• [Stated task]: Quote, with no changes, the lines that run from the top of the material to the line with "unit_names = ['meV', 'eV', 'keV', 'MeV', 'GeV', 'TeV']", both included.
##### Data shown
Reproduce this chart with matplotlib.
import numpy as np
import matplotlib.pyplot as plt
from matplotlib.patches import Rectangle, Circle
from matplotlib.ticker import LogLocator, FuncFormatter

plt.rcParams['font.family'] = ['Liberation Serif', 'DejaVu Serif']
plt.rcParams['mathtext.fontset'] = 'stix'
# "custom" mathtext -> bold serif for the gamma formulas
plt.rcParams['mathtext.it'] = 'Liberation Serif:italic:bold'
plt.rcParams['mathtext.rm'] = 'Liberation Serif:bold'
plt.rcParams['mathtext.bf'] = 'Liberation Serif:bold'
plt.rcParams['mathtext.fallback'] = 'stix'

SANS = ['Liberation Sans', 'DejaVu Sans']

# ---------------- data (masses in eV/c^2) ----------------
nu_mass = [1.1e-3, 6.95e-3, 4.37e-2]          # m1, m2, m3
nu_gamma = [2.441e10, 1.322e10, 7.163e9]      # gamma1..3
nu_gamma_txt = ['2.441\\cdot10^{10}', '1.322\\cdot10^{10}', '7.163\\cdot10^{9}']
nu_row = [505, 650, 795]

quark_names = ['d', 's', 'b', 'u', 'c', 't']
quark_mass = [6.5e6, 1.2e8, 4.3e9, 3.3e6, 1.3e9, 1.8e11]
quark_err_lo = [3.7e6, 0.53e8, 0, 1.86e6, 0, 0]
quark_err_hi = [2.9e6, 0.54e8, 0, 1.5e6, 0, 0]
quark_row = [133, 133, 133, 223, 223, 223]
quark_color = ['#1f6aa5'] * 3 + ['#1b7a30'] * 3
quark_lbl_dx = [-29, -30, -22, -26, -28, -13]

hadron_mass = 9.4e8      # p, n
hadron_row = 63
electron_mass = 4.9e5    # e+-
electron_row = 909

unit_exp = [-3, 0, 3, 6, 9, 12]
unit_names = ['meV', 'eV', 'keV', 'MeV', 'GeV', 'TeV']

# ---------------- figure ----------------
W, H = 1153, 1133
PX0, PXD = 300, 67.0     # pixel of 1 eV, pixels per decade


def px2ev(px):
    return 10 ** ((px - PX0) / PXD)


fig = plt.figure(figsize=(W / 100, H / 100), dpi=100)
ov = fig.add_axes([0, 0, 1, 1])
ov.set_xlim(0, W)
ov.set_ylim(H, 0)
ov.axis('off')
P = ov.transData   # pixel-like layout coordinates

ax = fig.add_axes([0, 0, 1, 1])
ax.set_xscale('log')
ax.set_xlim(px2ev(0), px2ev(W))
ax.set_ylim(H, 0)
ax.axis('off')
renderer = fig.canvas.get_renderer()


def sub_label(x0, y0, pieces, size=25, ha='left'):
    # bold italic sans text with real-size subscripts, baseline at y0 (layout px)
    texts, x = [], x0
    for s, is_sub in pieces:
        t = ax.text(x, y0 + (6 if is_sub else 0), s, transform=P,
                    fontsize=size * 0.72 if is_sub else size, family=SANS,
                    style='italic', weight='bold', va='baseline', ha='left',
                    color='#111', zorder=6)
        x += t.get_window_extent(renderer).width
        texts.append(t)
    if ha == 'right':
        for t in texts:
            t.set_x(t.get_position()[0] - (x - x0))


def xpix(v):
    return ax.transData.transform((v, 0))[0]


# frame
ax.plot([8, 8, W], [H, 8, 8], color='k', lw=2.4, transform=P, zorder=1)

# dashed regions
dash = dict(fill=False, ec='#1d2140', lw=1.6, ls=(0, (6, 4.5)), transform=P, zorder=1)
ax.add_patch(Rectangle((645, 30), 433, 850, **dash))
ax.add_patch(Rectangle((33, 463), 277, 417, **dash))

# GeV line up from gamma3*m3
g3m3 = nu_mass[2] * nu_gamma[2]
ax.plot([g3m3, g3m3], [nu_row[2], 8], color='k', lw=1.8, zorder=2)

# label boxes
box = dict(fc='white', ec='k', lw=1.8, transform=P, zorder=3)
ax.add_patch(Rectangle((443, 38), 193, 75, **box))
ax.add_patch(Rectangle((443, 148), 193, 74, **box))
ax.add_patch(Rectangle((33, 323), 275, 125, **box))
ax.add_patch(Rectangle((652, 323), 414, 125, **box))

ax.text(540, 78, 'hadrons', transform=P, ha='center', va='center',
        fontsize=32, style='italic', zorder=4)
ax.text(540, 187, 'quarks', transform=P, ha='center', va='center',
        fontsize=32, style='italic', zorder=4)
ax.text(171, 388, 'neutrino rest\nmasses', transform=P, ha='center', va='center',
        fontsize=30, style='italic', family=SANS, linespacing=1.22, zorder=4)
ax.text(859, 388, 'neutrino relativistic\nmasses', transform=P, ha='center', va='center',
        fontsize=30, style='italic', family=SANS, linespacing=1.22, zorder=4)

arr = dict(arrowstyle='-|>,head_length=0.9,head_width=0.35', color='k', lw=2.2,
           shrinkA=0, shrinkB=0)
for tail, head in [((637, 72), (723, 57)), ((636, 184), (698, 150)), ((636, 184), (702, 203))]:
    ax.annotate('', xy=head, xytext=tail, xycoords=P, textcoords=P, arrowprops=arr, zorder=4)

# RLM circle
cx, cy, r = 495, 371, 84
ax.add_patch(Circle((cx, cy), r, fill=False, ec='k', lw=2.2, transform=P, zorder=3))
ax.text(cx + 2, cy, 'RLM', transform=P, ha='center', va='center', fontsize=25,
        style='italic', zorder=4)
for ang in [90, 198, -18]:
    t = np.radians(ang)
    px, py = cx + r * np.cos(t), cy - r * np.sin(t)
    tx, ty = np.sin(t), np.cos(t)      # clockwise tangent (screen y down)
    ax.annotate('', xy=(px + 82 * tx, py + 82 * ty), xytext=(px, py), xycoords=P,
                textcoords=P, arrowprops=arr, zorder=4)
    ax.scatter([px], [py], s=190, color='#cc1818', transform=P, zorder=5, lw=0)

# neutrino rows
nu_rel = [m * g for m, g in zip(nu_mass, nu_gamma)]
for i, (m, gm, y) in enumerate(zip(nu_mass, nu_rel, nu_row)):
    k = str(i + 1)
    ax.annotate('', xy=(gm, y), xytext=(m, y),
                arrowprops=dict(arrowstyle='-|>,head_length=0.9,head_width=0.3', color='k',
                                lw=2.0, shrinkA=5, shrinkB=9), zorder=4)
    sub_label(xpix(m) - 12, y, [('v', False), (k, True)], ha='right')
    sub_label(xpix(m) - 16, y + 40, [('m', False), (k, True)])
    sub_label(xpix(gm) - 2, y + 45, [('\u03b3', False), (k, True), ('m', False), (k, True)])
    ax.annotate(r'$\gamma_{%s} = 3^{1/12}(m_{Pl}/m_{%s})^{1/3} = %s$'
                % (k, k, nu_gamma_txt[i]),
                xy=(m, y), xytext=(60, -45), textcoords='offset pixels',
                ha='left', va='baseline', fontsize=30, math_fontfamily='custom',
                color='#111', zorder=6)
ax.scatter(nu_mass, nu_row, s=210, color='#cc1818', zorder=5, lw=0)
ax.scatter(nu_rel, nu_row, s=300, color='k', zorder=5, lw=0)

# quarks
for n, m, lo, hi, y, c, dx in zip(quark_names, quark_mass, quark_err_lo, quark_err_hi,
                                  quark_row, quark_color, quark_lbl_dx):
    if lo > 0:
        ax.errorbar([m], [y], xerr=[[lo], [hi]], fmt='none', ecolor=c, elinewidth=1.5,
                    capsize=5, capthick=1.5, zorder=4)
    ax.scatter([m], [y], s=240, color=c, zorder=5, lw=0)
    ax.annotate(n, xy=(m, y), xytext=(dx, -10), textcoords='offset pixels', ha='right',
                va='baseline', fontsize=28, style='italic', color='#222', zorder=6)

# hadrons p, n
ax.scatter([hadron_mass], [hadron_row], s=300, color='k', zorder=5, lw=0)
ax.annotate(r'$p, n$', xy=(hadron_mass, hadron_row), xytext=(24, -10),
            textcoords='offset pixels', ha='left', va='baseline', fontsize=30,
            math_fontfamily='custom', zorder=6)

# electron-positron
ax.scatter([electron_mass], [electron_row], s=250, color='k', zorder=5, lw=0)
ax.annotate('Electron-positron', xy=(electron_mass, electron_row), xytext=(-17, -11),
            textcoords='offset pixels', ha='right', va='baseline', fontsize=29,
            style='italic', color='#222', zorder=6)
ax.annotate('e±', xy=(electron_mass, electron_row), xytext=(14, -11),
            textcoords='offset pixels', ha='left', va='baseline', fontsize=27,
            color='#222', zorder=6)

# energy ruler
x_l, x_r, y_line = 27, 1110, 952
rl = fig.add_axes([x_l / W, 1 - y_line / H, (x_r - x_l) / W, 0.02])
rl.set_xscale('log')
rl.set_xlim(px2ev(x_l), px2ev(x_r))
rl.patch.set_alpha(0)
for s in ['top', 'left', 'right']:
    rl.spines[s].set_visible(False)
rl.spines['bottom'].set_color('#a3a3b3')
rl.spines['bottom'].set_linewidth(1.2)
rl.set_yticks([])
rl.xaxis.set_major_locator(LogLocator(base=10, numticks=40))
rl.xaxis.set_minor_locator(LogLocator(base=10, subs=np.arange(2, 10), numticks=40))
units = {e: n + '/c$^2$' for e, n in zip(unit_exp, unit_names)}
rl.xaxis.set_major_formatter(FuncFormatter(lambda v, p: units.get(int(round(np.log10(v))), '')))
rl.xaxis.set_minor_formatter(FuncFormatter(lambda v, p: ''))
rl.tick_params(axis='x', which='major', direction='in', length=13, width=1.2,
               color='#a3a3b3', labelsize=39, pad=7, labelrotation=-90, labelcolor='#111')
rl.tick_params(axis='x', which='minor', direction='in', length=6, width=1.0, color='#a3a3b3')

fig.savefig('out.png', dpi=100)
##########
• [Result of the exercise]:
Reproduce this chart with matplotlib.
import numpy as np
import matplotlib.pyplot as plt
from matplotlib.patches import Rectangle, Circle
from matplotlib.ticker import LogLocator, FuncFormatter

plt.rcParams['font.family'] = ['Liberation Serif', 'DejaVu Serif']
plt.rcParams['mathtext.fontset'] = 'stix'
# "custom" mathtext -> bold serif for the gamma formulas
plt.rcParams['mathtext.it'] = 'Liberation Serif:italic:bold'
plt.rcParams['mathtext.rm'] = 'Liberation Serif:bold'
plt.rcParams['mathtext.bf'] = 'Liberation Serif:bold'
plt.rcParams['mathtext.fallback'] = 'stix'

SANS = ['Liberation Sans', 'DejaVu Sans']

# ---------------- data (masses in eV/c^2) ----------------
nu_mass = [1.1e-3, 6.95e-3, 4.37e-2]          # m1, m2, m3
nu_gamma = [2.441e10, 1.322e10, 7.163e9]      # gamma1..3
nu_gamma_txt = ['2.441\\cdot10^{10}', '1.322\\cdot10^{10}', '7.163\\cdot10^{9}']
nu_row = [505, 650, 795]

quark_names = ['d', 's', 'b', 'u', 'c', 't']
quark_mass = [6.5e6, 1.2e8, 4.3e9, 3.3e6, 1.3e9, 1.8e11]
quark_err_lo = [3.7e6, 0.53e8, 0, 1.86e6, 0, 0]
quark_err_hi = [2.9e6, 0.54e8, 0, 1.5e6, 0, 0]
quark_row = [133, 133, 133, 223, 223, 223]
quark_color = ['#1f6aa5'] * 3 + ['#1b7a30'] * 3
quark_lbl_dx = [-29, -30, -22, -26, -28, -13]

hadron_mass = 9.4e8      # p, n
hadron_row = 63
electron_mass = 4.9e5    # e+-
electron_row = 909

unit_exp = [-3, 0, 3, 6, 9, 12]
unit_names = ['meV', 'eV', 'keV', 'MeV', 'GeV', 'TeV']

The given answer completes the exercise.